How to implement Lean Thinking as a Leader?
Changing how you function as an individual or a leader can be difficult. But it’s not impossible if you approach it with more practical steps:
- Map your value stream – Conduct a thorough audit of what you offer to customers and the workflow to deliver it. Analyze each step of the process to visualize value and waste. This helps identify inefficiencies, and opportunity gaps and work with the team to focus on only high-impact practices.
- Set up regular feedback cycles – Continuous improvement is only possible when you schedule periodic reviews with the team and your customers. Assess what went well and what could be improved to create an effective action plan.
- Spend time with the team – To foster trust and respect, leaders need to understand what’s happening on the ground level. This is why scheduling time to meet with the team and work collaboratively with them becomes important. ‘Doing the work’ with the team can often help identify new opportunities and gaps in current thinking, enabling informed decisions.
- Plan short-term projects – Identify a pressing issue with a team or a process. Set up a mini project wherein everyone gets to work alongside to find solutions, implement them, map improvements, and celebrate successes. This creates a growth mindset through collaboration.
- Communicate proactively – Leaders require working ‘on’ the business more often than ‘in’ it.

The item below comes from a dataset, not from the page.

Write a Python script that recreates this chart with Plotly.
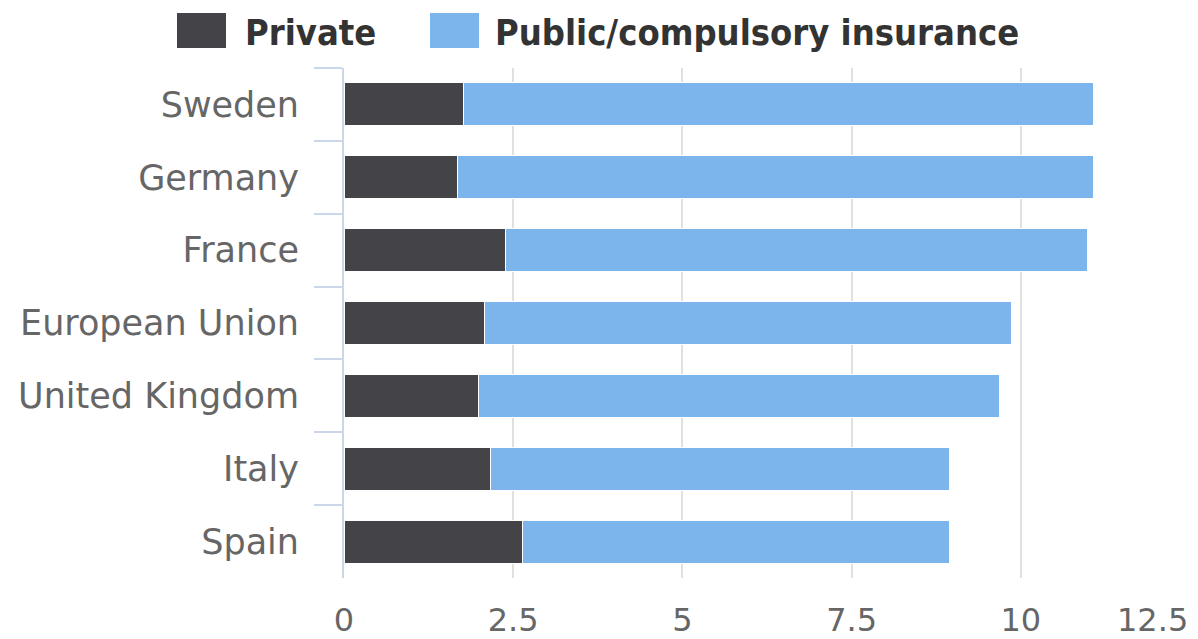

That’s why setting up regular communication amongst team members is important – it could be simple quarterly achievements sent through WooCommerce emails or messages that keep everyone in the loop.
Conclusion
Irrespective of the industry you are in, the markets are rapidly evolving, presenting new challenges for both businesses and their customers.
Leaders who adopt Lean Thinking are able to create companies that can remain more agile and build resilient teams that can embrace changes and turn them into opportunities for growth.
While lean thinking takes time to understand, these are the leaders who inspire their teams to take ownership, be proactive, and become a part of the vision for the company’s success.
It’s not just about following a few practices, but about committing to them and turning them into a lifestyle that focuses on sustainable growth.